March soybean meal lost $9.20 on fairly heavy volume of 86,649 contracts. Volume was the highest since November 28 when it reached 99,575 contracts, and March soybean meal closed at $425.30. On December 18, total open interest declined by 442 contracts, which is a minuscule decline and dramatically below average. The January contract lost 10,476 contracts of open interest. There were sufficient numbers of new entrants into the market to whittle down the total open interest to a relatively small number. However, the build of open interest in the March contract is bearish. As this report is being compiled on December 19, March soybean meal is trading $10.80 lower. Stand aside.
March corn lost 4 cents on very light volume of 125,593 contracts. Volume declined approximately 2,500 contracts from December 17, which was the lowest volume since October 22 when corn traded 118,241 contracts. For the last 2 trading sessions corn has declined by 10.75 cents and volume on both days has been the lowest in nearly 2 months. This certainly will not be the case on December 19 because volume at the time this report is being compiled is 151,427 contracts. On December 18, open interest declined by a massive 4,960 contracts, which in relation to volume is approximately approximately 50% above average. This is the 2nd day in a row the open interest decline relative to volume has been heavy. As this report is being compiled on December 19, March corn is trading 12.25 cents lower and has made a new low for the move at $7.05 3/4. The continuation low was made on September 28 in the December contract at $7.05. Stand aside.
March wheat gained 3.25 cents on volume of 67,283 contracts. Open interest increased by 2,052 contracts, which in relation to volume is approximately 20% above average. As this report is being compiled on December 19, March wheat is trading 5.75 lower, but has not taken out the low of December 18 of $8.01 1/2 Stand aside.
February crude oil gained 73 cents on lighter than usual volume of 439,704 contracts. Volume was the lightest since December 4 when 383,918 contracts were traded and crude oil declined by 59 cents, while open interest declined by 781 contracts. On December 18, open interest declined by 18,095 contracts, which in relation to volume is approximately 20% above average. During the past 3 days crude oil has advanced $1.99 while open interest has declined by 58,036 contracts. This is bearish open interest action relative to the price advance.
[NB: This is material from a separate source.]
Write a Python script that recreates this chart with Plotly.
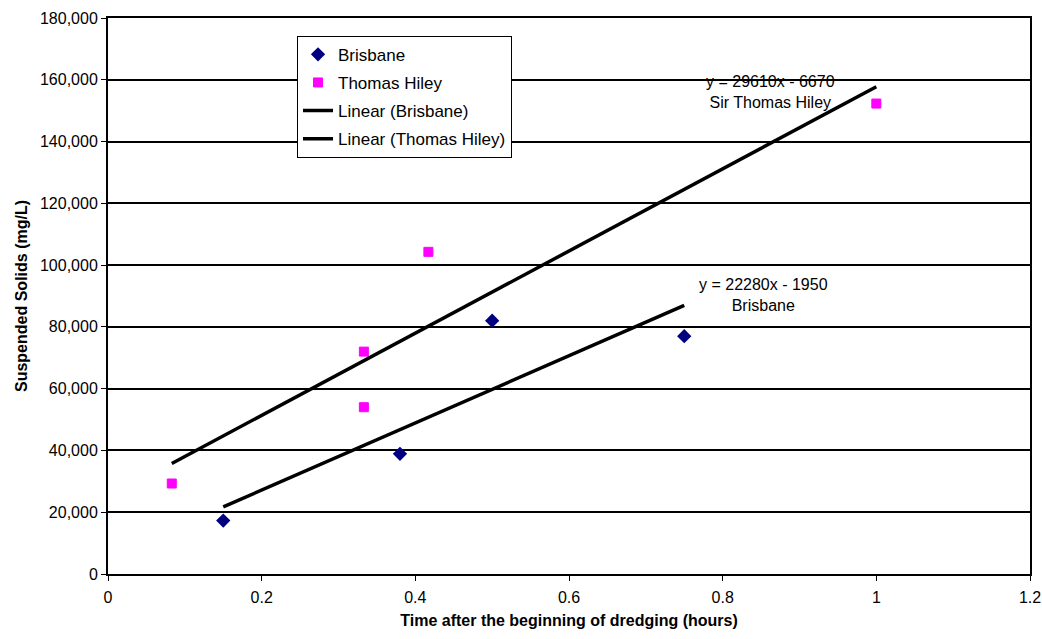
import numpy as np
import plotly.graph_objects as go

# Data
brisbane_x = [0.15, 0.38, 0.50, 0.75]
brisbane_y = [17300, 38900, 82000, 77000]
hiley_x = [0.083, 0.333, 0.333, 0.417, 1.0]
hiley_y = [29300, 54000, 72000, 104300, 152300]

x_ticks = [0, 0.2, 0.4, 0.6, 0.8, 1, 1.2]
y_ticks = list(range(0, 180001, 20000))

FONT = "Liberation Sans, Arial, sans-serif"

# Least-squares trend lines computed from the data
bm, bc = np.polyfit(brisbane_x, brisbane_y, 1)
hm, hc = np.polyfit(hiley_x, hiley_y, 1)
b_tx = [min(brisbane_x), max(brisbane_x)]
h_tx = [min(hiley_x), max(hiley_x)]

fig = go.Figure()
fig.add_trace(go.Scatter(x=brisbane_x, y=brisbane_y, mode="markers", name="Brisbane",
                         legendgroup="a",
                         marker=dict(symbol="diamond", color="#000080", size=11)))
fig.add_trace(go.Scatter(x=hiley_x, y=hiley_y, mode="markers", name="Thomas Hiley",
                         legendgroup="b",
                         marker=dict(symbol="square", color="#FF00FF", size=9,
                                     line=dict(color="#FF00FF", width=1))))
fig.add_trace(go.Scatter(x=b_tx, y=[bm * v + bc for v in b_tx], mode="lines",
                         name="Linear (Brisbane)", legendgroup="c",
                         line=dict(color="black", width=3.5)))
fig.add_trace(go.Scatter(x=h_tx, y=[hm * v + hc for v in h_tx], mode="lines",
                         name="Linear (Thomas Hiley)", legendgroup="d",
                         line=dict(color="black", width=3.5)))

fig.add_annotation(x=0.862, y=155900, xref="x", yref="y", showarrow=False,
                   text="y = 29610x - 6670<br>Sir Thomas Hiley",
                   font=dict(family=FONT, size=16, color="black"), align="center",
                   yanchor="middle")
fig.add_annotation(x=0.8525, y=90200, xref="x", yref="y", showarrow=False,
                   text="y = 22280x - 1950<br>Brisbane",
                   font=dict(family=FONT, size=16, color="black"), align="center",
                   yanchor="middle")

fig.update_layout(
    width=1042, height=639,
    margin=dict(l=108, r=12, t=18, b=65, autoexpand=False),
    paper_bgcolor="white", plot_bgcolor="white",
    font=dict(family=FONT, size=16, color="black"),
    showlegend=True,
    legend=dict(x=0.205, y=0.968, xanchor="left", yanchor="top",
                bgcolor="white", bordercolor="black", borderwidth=1,
                font=dict(family=FONT, size=17), tracegroupgap=3),
    xaxis=dict(range=[0, 1.2], tickvals=x_ticks, ticktext=[str(v) for v in x_ticks],
               showgrid=False, zeroline=False, showline=True, linecolor="black",
               linewidth=2, mirror=True, ticks="outside", ticklen=5, tickcolor="black",
               tickfont=dict(size=16), automargin=False, ticklabelstandoff=3,
               title=dict(text="<b>Time after the beginning of dredging (hours)</b>",
                          font=dict(size=16), standoff=10)),
    yaxis=dict(range=[0, 180000], tickvals=y_ticks, tickformat=",",
               showgrid=True, gridcolor="black", gridwidth=1.5, zeroline=False,
               showline=True, linecolor="black", linewidth=2, mirror=True,
               ticks="outside", ticklen=5, tickcolor="black", tickfont=dict(size=16),
               automargin=False,
               title=dict(text="<b>Suspended Solids (mg/L)</b>", font=dict(size=16),
                          standoff=8)),
)

fig.write_html(
    "out.html",
    config={"displayModeBar": False},
    post_script="document.body.style.margin='0';document.body.style.overflow='hidden';",
)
The Energy Information Administration released their stocks report and there was a minor draw, but crude oil stocks remain at high levels. For example, current stocks are 372.6 million barrels versus 334.2 million barrels at this time last year. On December 19,2011, February crude closed at $94.05, and on Wednesday December 21, 2011 (the day of the EIA report) crude closed at 98.85 up $1.43. Thus far, the rally in crude has been tepid and open interest action is not indicative of a new bull market, at least at this juncture. As of December 19, crude oil remains on a short and intermediate term sell signal.
February natural gas advanced 5.7 cents on volume of 341,156 contracts. Open interest increased by 4,634 contracts, which in relation to volume is a proximately 45% below average. Stand aside.
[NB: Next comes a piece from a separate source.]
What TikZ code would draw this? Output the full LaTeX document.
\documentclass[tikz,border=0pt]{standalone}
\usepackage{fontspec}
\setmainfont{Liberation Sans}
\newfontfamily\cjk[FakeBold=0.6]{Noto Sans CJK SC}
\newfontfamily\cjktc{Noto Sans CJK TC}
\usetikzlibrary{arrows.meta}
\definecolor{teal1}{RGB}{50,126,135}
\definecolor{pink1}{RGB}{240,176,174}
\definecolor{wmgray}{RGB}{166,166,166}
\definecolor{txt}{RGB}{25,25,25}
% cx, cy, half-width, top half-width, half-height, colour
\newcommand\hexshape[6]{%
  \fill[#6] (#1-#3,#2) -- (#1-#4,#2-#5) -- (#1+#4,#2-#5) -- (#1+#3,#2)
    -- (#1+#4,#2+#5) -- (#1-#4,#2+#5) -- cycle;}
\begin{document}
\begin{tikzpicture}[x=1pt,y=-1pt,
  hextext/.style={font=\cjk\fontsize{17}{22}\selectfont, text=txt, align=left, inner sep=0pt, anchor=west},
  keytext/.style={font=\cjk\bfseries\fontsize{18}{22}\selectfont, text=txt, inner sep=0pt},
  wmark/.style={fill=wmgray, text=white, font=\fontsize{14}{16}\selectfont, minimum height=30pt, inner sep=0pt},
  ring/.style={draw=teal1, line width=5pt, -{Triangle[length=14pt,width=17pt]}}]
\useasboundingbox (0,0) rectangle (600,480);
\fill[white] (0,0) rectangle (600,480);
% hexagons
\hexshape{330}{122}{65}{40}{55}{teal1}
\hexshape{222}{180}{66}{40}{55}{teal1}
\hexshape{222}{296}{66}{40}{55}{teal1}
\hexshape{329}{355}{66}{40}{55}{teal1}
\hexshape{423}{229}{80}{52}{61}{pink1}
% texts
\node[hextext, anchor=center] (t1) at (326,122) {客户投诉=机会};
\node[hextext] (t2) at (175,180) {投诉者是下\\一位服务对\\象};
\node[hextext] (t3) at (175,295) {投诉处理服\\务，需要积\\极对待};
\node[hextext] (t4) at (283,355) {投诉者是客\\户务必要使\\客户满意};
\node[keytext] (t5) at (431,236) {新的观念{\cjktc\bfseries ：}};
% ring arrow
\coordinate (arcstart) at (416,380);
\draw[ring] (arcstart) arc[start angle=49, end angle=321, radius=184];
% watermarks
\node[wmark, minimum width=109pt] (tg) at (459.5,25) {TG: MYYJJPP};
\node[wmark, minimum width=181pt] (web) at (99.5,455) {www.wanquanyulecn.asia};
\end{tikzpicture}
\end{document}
March copper declined by 1.25 cents on light volume of 40,792 contracts. Open interest increased by 1655 contracts, which in relation to volume is approximately 50% above average. We have been cautioning clients that copper is in a trading range and as this report is being compiled on December 19, March copper is trading 4.80 cents lower. Please see the December 16 Weekend Wrap for more on copper. Stand aside.
February gold declined $27.50 on higher than normal volume of 196,353 contracts. Open interest increased by 4,009 contracts, which in relation to volume is approximately 5% less than average. The reasons for the decline in the precious metals are unclear, but one possibility could be the impact of increased taxes beginning in 2013, which is affecting the investment landscape in all areas. As of December 19, gold will not generate an intermediate term sell signal. It has been on a short-term sell signal ever since October 22. Stand aside.
March silver declined by 61.1 cents on volume of 47,320 contracts. Open interest declined by 594 contracts, which in relation to volume is approximately 50% below average. This is surprisingly light liquidation considering the magnitude of the decline, and that March silver made a new low for the move at $31.40. As this report is being compiled on December 19, March silver is trading 50.4 cents lower and has made a new low for the move at $31.075. Stand aside.
The British pound gained 45 points on volume of 83,654 contracts. Volume increased by approximately 6,000 contracts above December 17 when the British pound gained 35 points and open interest increased by 3,449 contracts. On December 18, open interest increased by a whopping 5,262 contracts, which in relation to volume is approximately 150% above average, meaning that buyers were aggressive and in control. December 18 was the 5th day in a row that open interest increased dramatically above average. The December contract, which is about to go off the board had unchanged open interest. Also, on December 18 the British pound made a new high at 1.6267, which is the highest price since September 21 when the December British pound reached 1.6304. We think the British pound is massively overbought, and is due for a correction. Stand aside.
The March euro gained 59 points on fairly light volume of 181,392 contracts. Volume increased by approximately 8,500 contracts from December 17 when the euro advanced 1 point and open interest declined by 642 contracts. On December 18, open interest increased by a massive 8,368 contracts, which in relation to volume is approximately 75% above average, meaning that new buyers were entering the market aggressively, but participation (volume) was relatively low considering that the euro made a new high for the move at 1.3252. The December contract, which is about to go off the board had unchanged open interest. These contracts will have to be liquidated, and this will mean there will be days when the euro advances, but total open interest declines due to the liquidation in the December contract. This also is applicable to the British pound.
On December 19, the March euro has reached a new high for the move at 1.3321, which is the highest price since early April 2012 when the June euro reached 1.3387. Although the market is overbought, in relation to its 50 day moving average, it is not overbought with respect to the number of new longs that have entered the market since the rally began. We think the Commitments of Traders Report, which will be released on Friday December 21 will show that managed money continues to be net short. Since the rally began in earnest on December 10, through December 18, open interest in the euro has increased by only 22,010 contracts,, or somewhat less than 10%. By contrast, since December 10, open interest in the British pound has increased by 78,327 contracts or an increase of approximately approximately 45%. During this time frame, the British pound advanced 1.33% versus the euro, which has increased by 2.29%. One other point to keep in mind is that volume in the euro generally is twice to three times that of the British pound.
S&P 500 E mini:
The S&P 500 E mini gained 14 points on heavy volume of 3,378,187 contracts. Open interest increased by 71,335 contracts, which in relation to volume is a proximately 3% below average. To those clients who are holding long puts, we recommend that these be liquidated on a further setback. The fiscal cliff issue is far from over and we expect the market to pull back further before it is resolved. Stand aside.